Meeting people who have never been hurt is just kind of a bland experience.














I used to get upset at Flora for breaking promises, but now that I am living the consequences of mine, I begin to wonder if I too am a liar.











I truly believe that everyone, at some point, is on the bring of collapse from beneath their fingertips.












I think the reason I am afraid to see my cousin is because he is someone that used to believed so fully in the worlds that I may no longer believe.










Haley. If his heart broke anywhere near the proximity of how my heart has been broken, it is not easy to put it all back together. It is not easy to just 'figure it out'. When you feel that the world has collapsed onto your chest, it imprisons you. It is hard to move. I mean physically hard to move. We can't make sense of anything, let alone our own lives. Just be kind to that.












How you truly feel about someone will be shown in the absence.

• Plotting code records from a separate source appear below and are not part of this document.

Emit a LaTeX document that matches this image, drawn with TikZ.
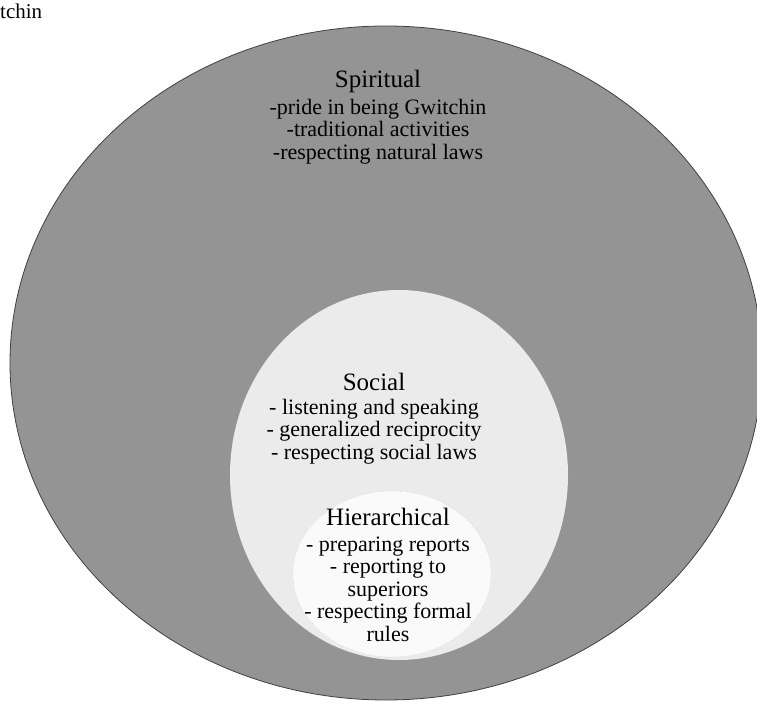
\documentclass[tikz,border=0pt]{standalone}
\usepackage{fontspec}
\setmainfont{Liberation Serif}
\usetikzlibrary{shapes.geometric}

\begin{document}
\begin{tikzpicture}[x=1pt,
y=1pt,
every node/.style={
align = center,
anchor=center,
inner sep=0pt,
},
ring/.style={
ellipse,
},
body/.style={
font=\fontsize{22}{22.5}\selectfont,
}]
\useasboundingbox (0,0) rectangle (757,704);

%caption at the page edge
\node[anchor=base west,font=\fontsize{21}{21}\selectfont] (caption) at (0,685) {tchin};

%Spiritual ring
\node[ring,draw=black!75,line width=0.8pt,fill=black!42,minimum width=752,minimum height=674] (spiritual) at (386,341) {};
%Social circle
\node[ring,fill=black!8,minimum width=338,minimum height=370] (social) at (399,229) {};
%Hierarchical circle
\node[ring,draw=black!30,dotted,fill=black!2,minimum width=198,minimum height=166] (hierarchical) at (392,130) {};

\node[body,anchor=north] (spiritualtext) at (378,634) {{\fontsize{25}{25}\selectfont Spiritual}\\[4pt]-pride in being Gwitchin\\-traditional activities\\-respecting natural laws};
\node[body,anchor=north] (socialtext) at (374,331) {{\fontsize{25}{25}\selectfont Social}\\[1pt]- listening and speaking\\- generalized reciprocity\\- respecting social laws};
\node[body,anchor=north] (hierarchicaltext) at (388,196) {{\fontsize{25}{25}\selectfont Hierarchical}\\[3pt]- preparing reports\\- reporting to\\superiors\\- respecting formal\\rules};
\end{tikzpicture}
\end{document}
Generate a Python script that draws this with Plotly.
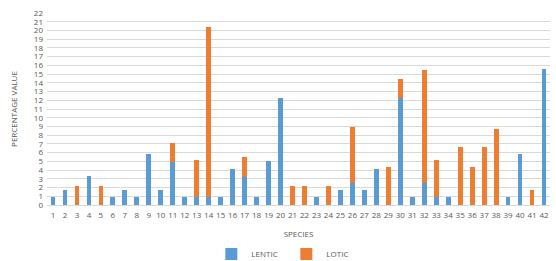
import plotly.graph_objects as go

species = [str(i) for i in range(1, 43)]
lentic = [0.9, 1.7, 0, 3.3, 0, 0.9, 1.7, 0.9, 5.8, 1.7,
          4.9, 0.9, 0.9, 0.9, 0.9, 4.1, 3.2, 0.9, 5.0, 12.3,
          0, 0, 0.9, 0, 1.7, 2.5, 1.7, 4.1, 0, 12.3,
          0.9, 2.5, 0.9, 0.9, 0, 0, 0, 0, 0.9, 5.8,
          0, 15.6]
lotic = [0, 0, 2.2, 0, 2.2, 0, 0, 0, 0, 0,
         2.2, 0, 4.3, 19.5, 0, 0, 2.3, 0, 0, 0,
         2.2, 2.2, 0, 2.2, 0, 6.4, 0, 0, 4.3, 2.1,
         0, 13.0, 4.3, 0, 6.6, 4.3, 6.6, 8.7, 0, 0,
         1.7, 0]
yticks = list(range(0, 23))

grey = "#595959"
fam = "Open Sans, Liberation Sans, sans-serif"

fig = go.Figure()
fig.add_trace(go.Bar(x=species, y=lentic, name="LENTIC", marker=dict(color="#5b9bd5", line=dict(width=0))))
fig.add_trace(go.Bar(x=species, y=lotic, name="LOTIC", marker=dict(color="#ed7d31", line=dict(width=0))))

fig.update_layout(
    barmode="stack",
    bargap=0.6,
    width=556, height=261,
    margin=dict(l=47, r=6, t=13, b=56, autoexpand=False),
    plot_bgcolor="white", paper_bgcolor="white",
    font=dict(family=fam, size=8, color=grey),
    showlegend=True,
    legend=dict(orientation="h", xref="container", x=0.515, xanchor="center",
                yref="container", y=0.027, yanchor="middle",
                traceorder="normal", font=dict(size=8, color=grey),
                itemwidth=30, entrywidth=30),
    xaxis=dict(type="category", automargin=False,
               title=dict(text="SPECIES", font=dict(size=8, color=grey)),
               tickfont=dict(size=8, color=grey), showgrid=False, ticks="",
               ticklabelstandoff=2,
               showline=True, linecolor="#d9d9d9", tickangle=0),
    yaxis=dict(automargin=False,
               title=dict(text="PERCENTAGE VALUE", font=dict(size=8, color=grey)),
               range=[0, 22], tickvals=yticks, tickfont=dict(size=8, color=grey),
               ticklabelstandoff=3,
               showgrid=True, gridcolor="#d9d9d9", gridwidth=1, zeroline=False, ticks=""),
)

fig.write_html("out.html", config={"displayModeBar": False},
               post_script="document.body.style.margin='0';document.body.style.padding='0';")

Life will put a brother at your post when you need it. Have faith in that.












I feel like my life is a complete mess, a compilation of unfinished projects and half-hearted attempts. Lies to myself, basically. I think when we recognize our role in being fed lies, then we can change.











It is important to be grateful for the moment as you are living it.










It's not really about coming up w/ something new. It's more about saying it at the right time. Therein lies the artistry.












All the things where we say to ourselves, "I wish I would have started this earlier." Shouldn't we be equally thankful that we found it at all?












The destination sought after every journey is back to our own heart.











Ceu da Divinas Aguas, The Heaven of the Divine Waters. Hell yeah.













I dedicated myself to Flora, knowing full-well that I was not guaranteed to receive in return what I would give. It's probably something I should have through about more at the time. Oh well. It's already done.